First to Fight Variants--which is essentially Tom Tietz, an individual from Villa Park, Illinois, who only sells on E-bay--is one of several enterprises that have appeared since 1998, the year of the demise of Avalon Hill, that sell "variant" countersheets, rules, and other supplements for Avalon Hill products. Most of these "variants" are reproductions of items that originally appeared in the pages of Avalon Hill's The General Magazine, or from other wargaming magazines, and the sellers do not have the actual rights to reproduce the copyrighted materials. Instead, they gamble that Hasbro or other entities that actually own the rights to the intellectual property in question will not pursue them legally.
In 2008-2009, Bill Wilder and First to Fight teamed to create a planned series of 5 "variants" for ASL, three of which would be Vietnam-related and two of which would be Korea-related. Selling copies on E-bay one at a time to extreme-completist collectors would maximize the amount of money they could extract from ASLers with these products. Apparently, the trick worked, because in 2009 a large number of additional hastily created "products" began to appear on E-bay.

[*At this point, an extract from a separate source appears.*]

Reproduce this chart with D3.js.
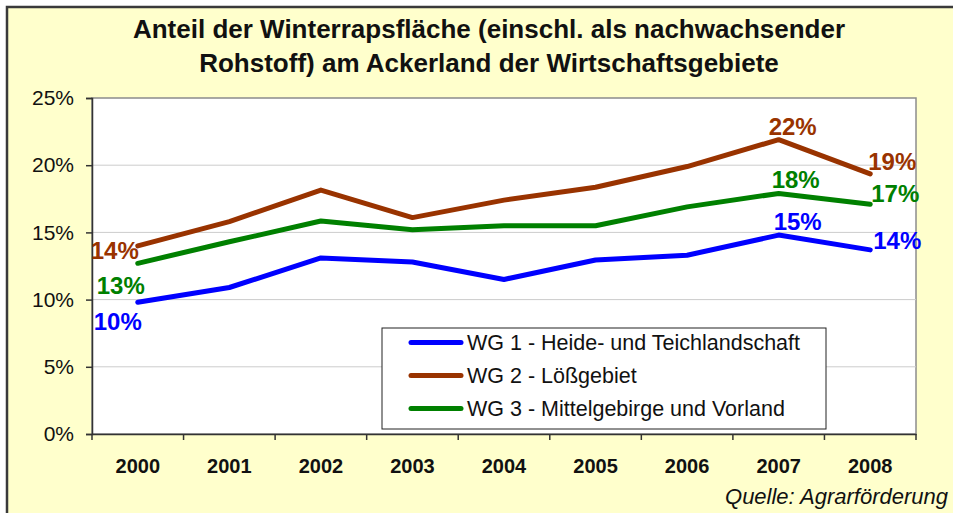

CONSUMER ALERT: These products, which are typically available only for high prices on E-bay, are of extremely poor quality and most ASLers would find them more or less unusable. There appears to have been little to no proofreading, rules development or playtesting. It is not even clear to what extent the creator has even played ASL. See the review of One Wild Ride for a more extended look at one of these products. THESE ARE VERY POOR PRODUCTS; BUYER BEWARE.